Performance Smells in ML and Non-ML Python Projects: A Comparative Study
François Belias, Leuson Da Silva, Foutse Khomh, Cyrine Zid
TL;DR
This study investigates performance smells in Python by comparing ML and non-ML projects using a large GitHub-based dataset and the RIdiom tool. It presents a dual analysis: (1) prevalence and types of smells across project types, and (2) distribution of smells across the ML pipeline stages using a novel hybrid classifier for stage labeling. The key findings show ML projects exhibit a higher density of performance smells, particularly Assign Multi Targets, Truth Value Test, and Chain Compare, with Data Processing identified as the most affected pipeline stage. The work offers practical, stage-aware recommendations for developers and tooling and highlights directions for researchers to refine detection methods and assess real-world impact on training time and energy efficiency.
Abstract
Python is widely adopted across various domains, especially in Machine Learning (ML) and traditional software projects. Despite its versatility, Python is susceptible to performance smells, i.e., suboptimal coding practices that can reduce application efficiency.
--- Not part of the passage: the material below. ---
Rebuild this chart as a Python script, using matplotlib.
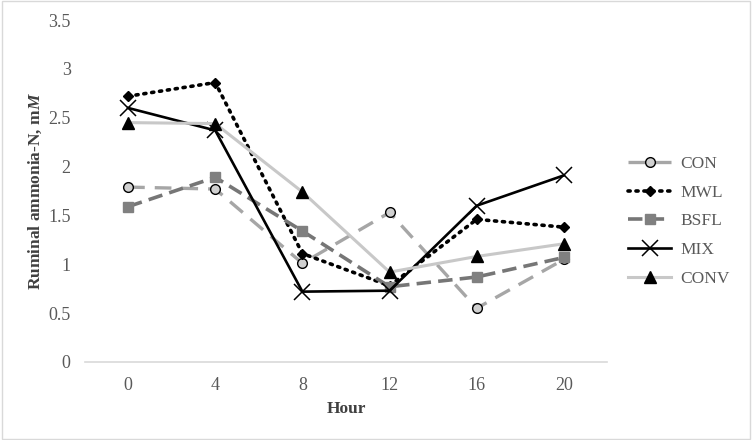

This study provides a comparative analysis of performance smells between ML and non-ML projects, aiming to assess the occurrence of these inefficiencies while exploring their distribution across stages in the ML pipeline. For that, we conducted an empirical study analyzing 300 Python-based GitHub projects, distributed across ML and non-ML projects, categorizing performance smells based on the RIdiom tool. Our results indicate that ML projects are more susceptible to performance smells likely due to the computational and data-intensive nature of ML workflows. We also observed that performance smells in the ML pipeline predominantly affect the Data Processing stage. However, their presence in the Model Deployment stage indicates that such smells are not limited to the early stages of the pipeline. Our findings offer actionable insights for developers, emphasizing the importance of targeted optimizations for smells prevalent in ML projects. Furthermore, our study underscores the need to tailor performance optimization strategies to the unique characteristics of ML projects, with particular attention to the pipeline stages most affected by performance smells.